Preface
My wife Jackie, to whom these poems are dedicated, died in September 2014 at the age of 64. About a year later I wrote a poem for her that I called 'A Bigger Picture'. Since then others have followed, all prompted by my attempt to come to terms with my grief and by my long held belief that death is a transition rather than an end.
Jackie didn't like the word 'battle' in relation to her illness. For two years she 'lived' with cancer. She spoke to our son, Tom, about 'the extraordinary quality of these days, the precious intensity of it all', and about her deep sense of wellbeing. 'I don't know where this inner strength comes from and I don't ask', she said; 'I'm just grateful for it.' In the last weeks she spoke to us on several occasions about how extraordinary it was that she felt so alive.
Jackie's adult life had three quite distinct and fulfilling phases. After reading mathematics at Cambridge she travelled extensively, partly in connection with her role as Overseas Programmes Administrator for the charity War on Want.

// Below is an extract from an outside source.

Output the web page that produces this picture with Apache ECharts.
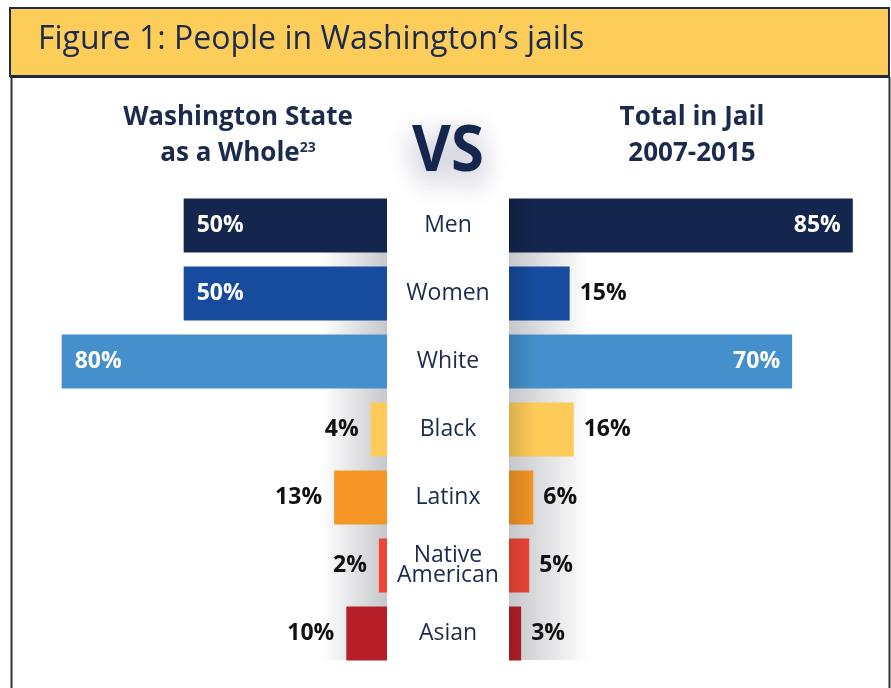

After we married she devoted ten years or so to bringing up our two young children. She then read for a PhD in the History of Mathematics at the Open University, and in 2000 made her first connection with Oxford where in due course she became Senior Research Fellow of The Queen's College and Lecturer in the Oxford Mathematical Institute. Among the nine books that she wrote, largely on developments in algebra during the sixteenth and seventeenth centuries, was her much acclaimed 'The History of Mathematics: A Very Short Introduction.' In Jackie's obituary in the Guardian, her friend and colleague at Oxford, Dr Peter Neumann, referred to 'her exceptional breadth of scholarship.'
At Jackie's funeral our daughter, Ellie, spoke of how her mother's deep sense of the past seemed to make her 'unusually comfortable with her own limited space in time and to give her a quiet confidence in the future.' This confidence and trust is beautifully conveyed in a message she wrote to young people - 'my beloved children, their wonderful friends, nieces, nephews, students' - that she asked to be read out at her funeral: 'I want you to know how much I loved you; how much I enjoyed seeing you make your way into adult life, each with your own particular energy and expertise. I want to tell you that for a very long time I have been learning more from you than you could ever have learned from me; that wisdom and understanding are not the prerogative of the old or middle-aged, they are yours too. And I want you to know how profoundly I respected your values: your care and respect for me, for your own families, for each other, and for the world about you. I am confident of a future that is in your hands.'
Jackie's own role in that future will, I believe, be more than just the influence that is inspired by memory; she was less sure of this. Life and death, time and space, the wisdom and beauty that surrounds us - we each had our own way of expressing our understanding and appreciation of these great mysteries. She was increasingly drawn to the silence of a Quaker meeting.
Some months before she died I told her that I wanted to write a book for her. 'You'd better hurry up' was her reply! Yet she knew what I meant and that I believed much could still be conveyed between the living and those who have died - albeit not in words as such, but through what lives in our hearts.
I hope, therefore, that what follows - the thoughts and feelings that prompted what I have written - will be a bridge of sorts, both to her and also to those who sense that there is indeed a bigger picture. Some of the poems are also intimations that in our efforts to extend boundaries of every sort there is, in fact, no shore too far.